[Charts and diagrams as code]

══════════

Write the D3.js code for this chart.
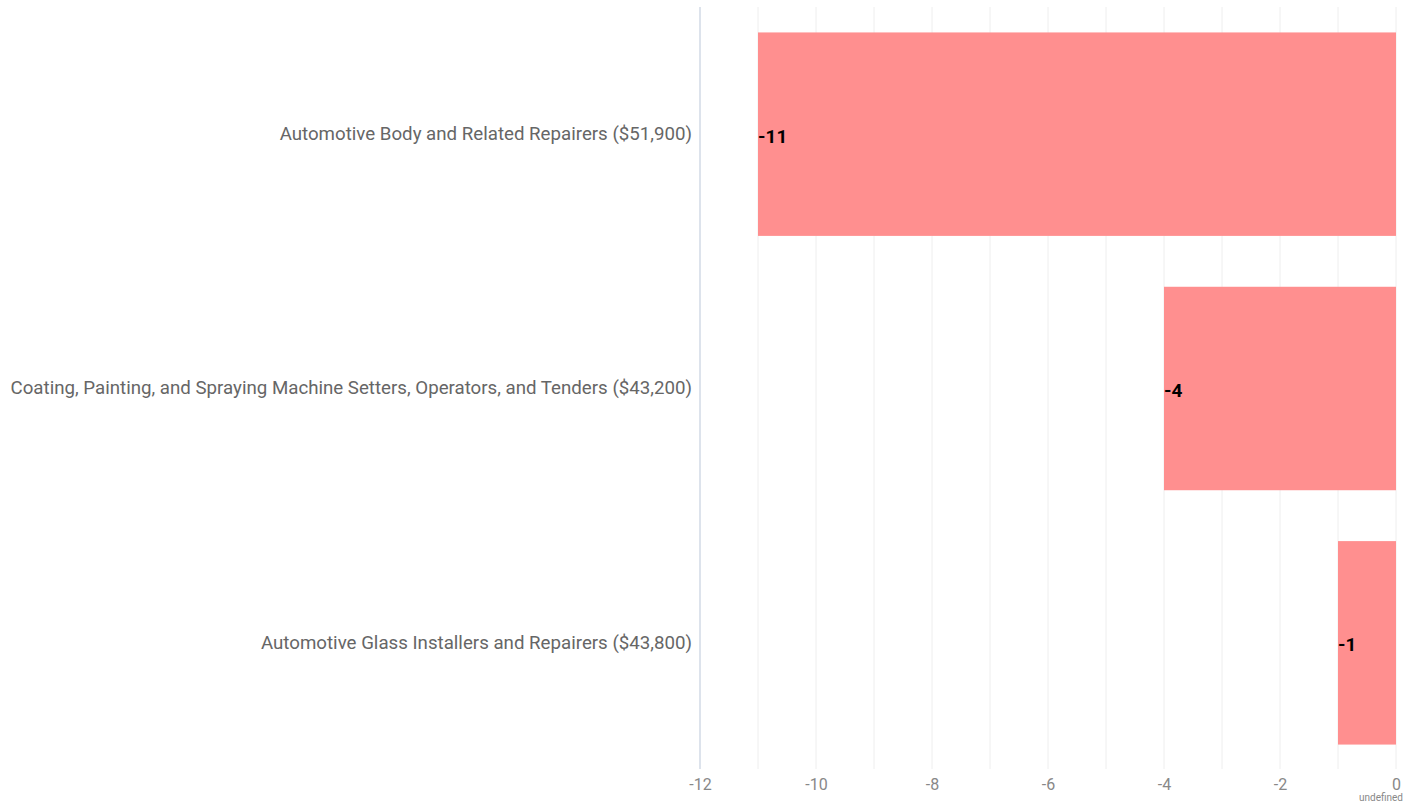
<!DOCTYPE html>
<html>
<head>
<meta charset="utf-8">
<script src="https://cdn.jsdelivr.net/npm/d3@7"></script>
<style>
  body { margin: 0; background: #fff; }
  svg text { font-family: Roboto, "Noto Sans", sans-serif; }
</style>
</head>
<body>
<div id="chart"></div>
<script>
var categories = [
  "Automotive Body and Related Repairers ($51,900)",
  "Coating, Painting, and Spraying Machine Setters, Operators, and Tenders ($43,200)",
  "Automotive Glass Installers and Repairers ($43,800)"
];
var values = [-11, -4, -1];
var xTicks = [-12, -10, -8, -6, -4, -2, 0];

var svgWidth = 1421, svgHeight = 808;
var margin = {top: 7, right: 25, bottom: 39, left: 700};
var width = svgWidth - margin.left - margin.right;
var height = svgHeight - margin.top - margin.bottom;

var svg = d3.select("#chart")
  .append("svg")
  .attr("width", svgWidth)
  .attr("height", svgHeight);

var g = svg.append("g")
  .attr("transform", "translate(" + margin.left + "," + margin.top + ")");

var x = d3.scaleLinear()
  .domain([-12, 0])
  .range([0, width]);

var y = d3.scaleBand()
  .domain(categories)
  .range([0, height + 1])
  .paddingInner(0.2)
  .paddingOuter(0.1);

// gridlines every unit
g.append("g")
  .selectAll("line")
  .data(d3.range(-11, 1))
  .join("line")
    .attr("x1", function(d) { return x(d); })
    .attr("x2", function(d) { return x(d); })
    .attr("y1", 0)
    .attr("y2", height)
    .attr("stroke", "#eeeeee")
    .attr("stroke-width", 1);

// bottom axis labels
var xAxis = g.append("g")
  .attr("transform", "translate(0," + height + ")")
  .call(d3.axisBottom(x).tickValues(xTicks).tickSize(0).tickPadding(10).tickFormat(function(d) { return String(d); }));
xAxis.attr("font-family", null);
xAxis.select(".domain").remove();
xAxis.selectAll("text")
  .attr("fill", "#888")
  .style("font-size", "16px");

// left axis
var yAxis = g.append("g")
  .call(d3.axisLeft(y).tickSize(0).tickPadding(8));
yAxis.attr("font-family", null);
yAxis.select(".domain")
  .attr("stroke", "#dde3ec")
  .attr("stroke-width", 2)
  .attr("d", "M0," + 0 + "V" + height);
yAxis.selectAll("text")
  .attr("fill", "#666")
  .style("font-size", "18.7px");

// bars
g.append("g")
  .selectAll("rect")
  .data(values)
  .join("rect")
    .attr("x", function(d) { return x(d); })
    .attr("y", function(d, i) { return y(categories[i]); })
    .attr("width", function(d) { return x(0) - x(d); })
    .attr("height", y.bandwidth())
    .attr("fill", "#ff8f8f");

// value labels
g.append("g")
  .selectAll("text")
  .data(values)
  .join("text")
    .attr("x", function(d) { return x(d); })
    .attr("y", function(d, i) { return y(categories[i]) + y.bandwidth() / 2 + 2; })
    .attr("dy", "0.35em")
    .attr("fill", "#000")
    .style("font-size", "19px")
    .style("font-weight", "bold")
    .text(function(d) { return d; });

svg.append("text")
  .attr("x", svgWidth - 18)
  .attr("y", 801)
  .attr("text-anchor", "end")
  .attr("fill", "#888")
  .style("font-size", "10px")
  .text("undefined");
</script>
</body>
</html>
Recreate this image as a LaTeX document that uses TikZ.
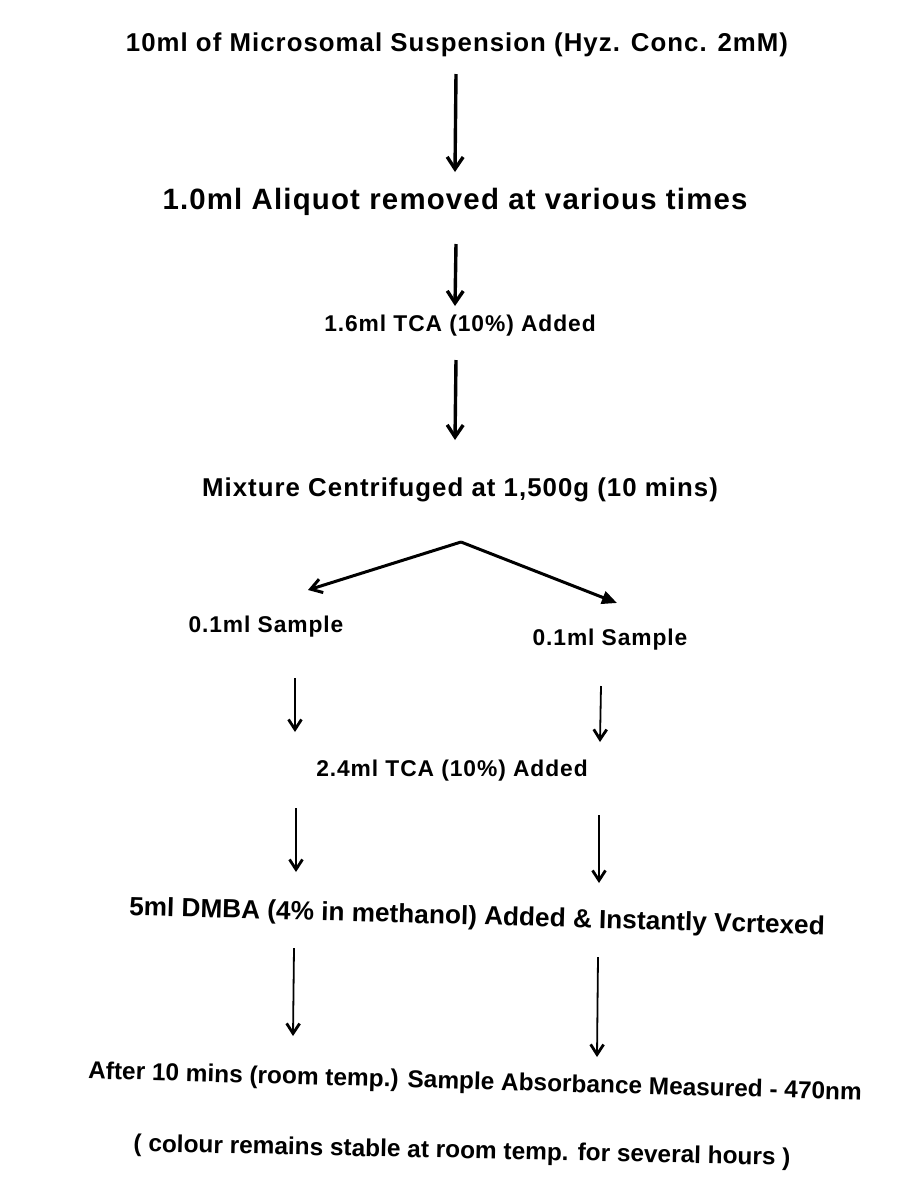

══════════

:: TASK TO CARRY OUT ::
Every entry above should be duplicated exactly. Do not include the images.

:: EXPECTED OUTPUT ::
Write the D3.js code for this chart.
<!DOCTYPE html>
<html>
<head>
<meta charset="utf-8">
<script src="https://cdn.jsdelivr.net/npm/d3@7"></script>
<style>
  body { margin: 0; background: #fff; }
  svg text { font-family: Roboto, "Noto Sans", sans-serif; }
</style>
</head>
<body>
<div id="chart"></div>
<script>
var categories = [
  "Automotive Body and Related Repairers ($51,900)",
  "Coating, Painting, and Spraying Machine Setters, Operators, and Tenders ($43,200)",
  "Automotive Glass Installers and Repairers ($43,800)"
];
var values = [-11, -4, -1];
var xTicks = [-12, -10, -8, -6, -4, -2, 0];

var svgWidth = 1421, svgHeight = 808;
var margin = {top: 7, right: 25, bottom: 39, left: 700};
var width = svgWidth - margin.left - margin.right;
var height = svgHeight - margin.top - margin.bottom;

var svg = d3.select("#chart")
  .append("svg")
  .attr("width", svgWidth)
  .attr("height", svgHeight);

var g = svg.append("g")
  .attr("transform", "translate(" + margin.left + "," + margin.top + ")");

var x = d3.scaleLinear()
  .domain([-12, 0])
  .range([0, width]);

var y = d3.scaleBand()
  .domain(categories)
  .range([0, height + 1])
  .paddingInner(0.2)
  .paddingOuter(0.1);

// gridlines every unit
g.append("g")
  .selectAll("line")
  .data(d3.range(-11, 1))
  .join("line")
    .attr("x1", function(d) { return x(d); })
    .attr("x2", function(d) { return x(d); })
    .attr("y1", 0)
    .attr("y2", height)
    .attr("stroke", "#eeeeee")
    .attr("stroke-width", 1);

// bottom axis labels
var xAxis = g.append("g")
  .attr("transform", "translate(0," + height + ")")
  .call(d3.axisBottom(x).tickValues(xTicks).tickSize(0).tickPadding(10).tickFormat(function(d) { return String(d); }));
xAxis.attr("font-family", null);
xAxis.select(".domain").remove();
xAxis.selectAll("text")
  .attr("fill", "#888")
  .style("font-size", "16px");

// left axis
var yAxis = g.append("g")
  .call(d3.axisLeft(y).tickSize(0).tickPadding(8));
yAxis.attr("font-family", null);
yAxis.select(".domain")
  .attr("stroke", "#dde3ec")
  .attr("stroke-width", 2)
  .attr("d", "M0," + 0 + "V" + height);
yAxis.selectAll("text")
  .attr("fill", "#666")
  .style("font-size", "18.7px");

// bars
g.append("g")
  .selectAll("rect")
  .data(values)
  .join("rect")
    .attr("x", function(d) { return x(d); })
    .attr("y", function(d, i) { return y(categories[i]); })
    .attr("width", function(d) { return x(0) - x(d); })
    .attr("height", y.bandwidth())
    .attr("fill", "#ff8f8f");

// value labels
g.append("g")
  .selectAll("text")
  .data(values)
  .join("text")
    .attr("x", function(d) { return x(d); })
    .attr("y", function(d, i) { return y(categories[i]) + y.bandwidth() / 2 + 2; })
    .attr("dy", "0.35em")
    .attr("fill", "#000")
    .style("font-size", "19px")
    .style("font-weight", "bold")
    .text(function(d) { return d; });

svg.append("text")
  .attr("x", svgWidth - 18)
  .attr("y", 801)
  .attr("text-anchor", "end")
  .attr("fill", "#888")
  .style("font-size", "10px")
  .text("undefined");
</script>
</body>
</html>
Recreate this image as a LaTeX document that uses TikZ.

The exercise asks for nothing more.